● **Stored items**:
━━━━━━━━━━

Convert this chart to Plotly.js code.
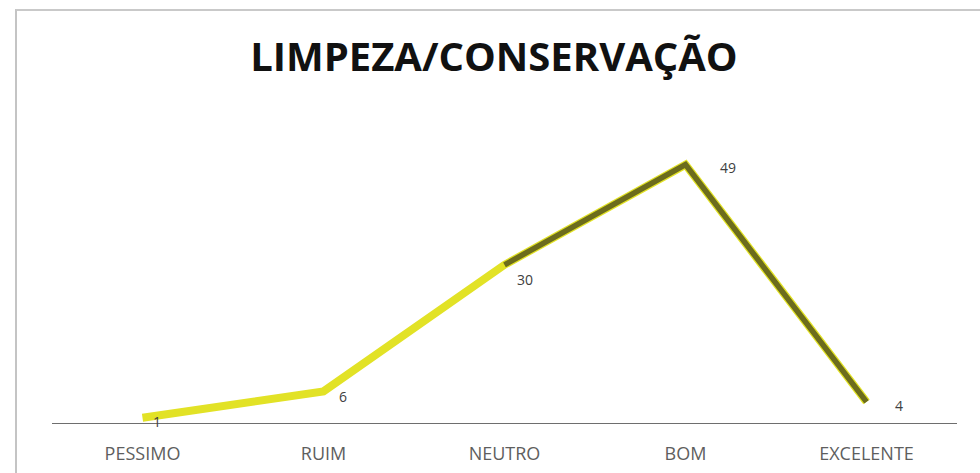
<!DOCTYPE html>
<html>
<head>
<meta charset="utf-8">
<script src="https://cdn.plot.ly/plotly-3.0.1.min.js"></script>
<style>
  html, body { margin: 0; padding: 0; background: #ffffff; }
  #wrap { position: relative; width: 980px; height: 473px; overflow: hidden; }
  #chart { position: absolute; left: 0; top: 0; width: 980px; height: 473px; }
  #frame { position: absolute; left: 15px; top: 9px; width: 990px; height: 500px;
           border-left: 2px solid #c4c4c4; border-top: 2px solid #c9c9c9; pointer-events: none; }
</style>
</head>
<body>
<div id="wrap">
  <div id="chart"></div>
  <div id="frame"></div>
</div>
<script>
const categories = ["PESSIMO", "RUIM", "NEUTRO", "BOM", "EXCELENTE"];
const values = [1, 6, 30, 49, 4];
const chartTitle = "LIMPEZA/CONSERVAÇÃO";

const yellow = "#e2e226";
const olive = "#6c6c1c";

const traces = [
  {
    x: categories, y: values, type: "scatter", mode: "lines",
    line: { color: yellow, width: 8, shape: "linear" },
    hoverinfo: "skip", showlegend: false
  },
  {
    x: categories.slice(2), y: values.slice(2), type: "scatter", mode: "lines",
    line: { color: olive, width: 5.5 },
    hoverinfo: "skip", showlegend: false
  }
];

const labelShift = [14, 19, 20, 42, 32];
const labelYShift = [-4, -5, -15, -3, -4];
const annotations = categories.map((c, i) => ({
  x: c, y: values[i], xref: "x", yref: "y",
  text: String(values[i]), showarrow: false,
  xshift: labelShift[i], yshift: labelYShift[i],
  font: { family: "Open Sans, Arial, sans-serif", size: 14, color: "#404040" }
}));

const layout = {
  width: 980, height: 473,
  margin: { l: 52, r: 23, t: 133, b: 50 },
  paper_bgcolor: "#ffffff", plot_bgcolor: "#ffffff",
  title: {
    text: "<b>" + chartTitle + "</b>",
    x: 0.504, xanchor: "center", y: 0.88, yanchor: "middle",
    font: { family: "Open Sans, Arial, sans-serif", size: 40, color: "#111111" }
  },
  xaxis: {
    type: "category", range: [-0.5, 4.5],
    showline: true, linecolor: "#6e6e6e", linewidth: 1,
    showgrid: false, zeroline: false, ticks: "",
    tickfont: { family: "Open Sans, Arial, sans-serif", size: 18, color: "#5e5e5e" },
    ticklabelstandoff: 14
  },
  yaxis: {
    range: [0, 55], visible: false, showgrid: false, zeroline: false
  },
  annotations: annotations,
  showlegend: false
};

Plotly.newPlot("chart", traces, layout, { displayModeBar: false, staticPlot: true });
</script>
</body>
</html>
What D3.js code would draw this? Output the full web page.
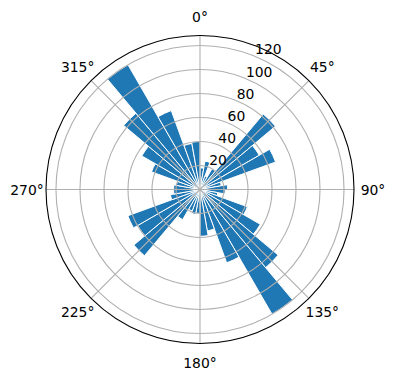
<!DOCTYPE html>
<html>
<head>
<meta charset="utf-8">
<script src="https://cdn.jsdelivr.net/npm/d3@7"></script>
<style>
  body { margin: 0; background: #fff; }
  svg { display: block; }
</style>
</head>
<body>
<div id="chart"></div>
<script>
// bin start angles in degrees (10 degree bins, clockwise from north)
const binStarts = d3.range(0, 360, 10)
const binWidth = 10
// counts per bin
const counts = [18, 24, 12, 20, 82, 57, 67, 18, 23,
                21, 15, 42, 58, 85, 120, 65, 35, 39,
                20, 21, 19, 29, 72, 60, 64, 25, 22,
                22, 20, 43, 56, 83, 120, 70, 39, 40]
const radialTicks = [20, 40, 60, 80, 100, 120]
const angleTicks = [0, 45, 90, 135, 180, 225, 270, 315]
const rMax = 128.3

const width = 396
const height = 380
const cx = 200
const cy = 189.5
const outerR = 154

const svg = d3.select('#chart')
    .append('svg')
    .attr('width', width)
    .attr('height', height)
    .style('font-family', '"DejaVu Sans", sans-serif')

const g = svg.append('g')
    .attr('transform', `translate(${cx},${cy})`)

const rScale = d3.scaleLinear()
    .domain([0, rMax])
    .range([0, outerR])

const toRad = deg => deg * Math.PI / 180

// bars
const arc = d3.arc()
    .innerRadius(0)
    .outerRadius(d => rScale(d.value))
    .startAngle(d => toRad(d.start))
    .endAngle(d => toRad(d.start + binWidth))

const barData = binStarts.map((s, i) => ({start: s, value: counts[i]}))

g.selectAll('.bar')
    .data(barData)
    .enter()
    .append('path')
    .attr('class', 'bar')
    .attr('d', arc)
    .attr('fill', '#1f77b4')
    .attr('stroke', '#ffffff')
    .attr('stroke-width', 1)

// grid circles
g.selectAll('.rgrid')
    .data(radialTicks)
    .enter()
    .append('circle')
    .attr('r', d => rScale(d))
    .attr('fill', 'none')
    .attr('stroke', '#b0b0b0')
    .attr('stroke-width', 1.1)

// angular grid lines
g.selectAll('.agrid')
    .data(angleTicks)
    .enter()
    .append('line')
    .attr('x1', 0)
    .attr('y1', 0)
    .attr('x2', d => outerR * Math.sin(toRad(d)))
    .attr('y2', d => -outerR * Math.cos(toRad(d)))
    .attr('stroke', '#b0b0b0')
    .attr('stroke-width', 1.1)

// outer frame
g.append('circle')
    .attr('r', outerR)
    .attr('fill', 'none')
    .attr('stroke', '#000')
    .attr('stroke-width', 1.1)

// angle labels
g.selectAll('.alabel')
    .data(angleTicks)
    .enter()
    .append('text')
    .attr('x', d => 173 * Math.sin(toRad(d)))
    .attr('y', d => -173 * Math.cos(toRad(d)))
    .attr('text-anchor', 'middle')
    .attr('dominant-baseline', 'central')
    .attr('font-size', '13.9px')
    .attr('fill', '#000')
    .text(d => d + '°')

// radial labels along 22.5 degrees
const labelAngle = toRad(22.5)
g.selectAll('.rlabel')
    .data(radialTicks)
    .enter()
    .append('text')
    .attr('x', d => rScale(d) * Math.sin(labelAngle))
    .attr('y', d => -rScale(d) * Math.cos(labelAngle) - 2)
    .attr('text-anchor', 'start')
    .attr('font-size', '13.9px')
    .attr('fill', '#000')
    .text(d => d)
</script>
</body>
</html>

━━━━━━━━━━

● **AIM**: Only the number is wanted: how many lines of the material above include the word "this"?

● **RIGHT ANSWER**: 2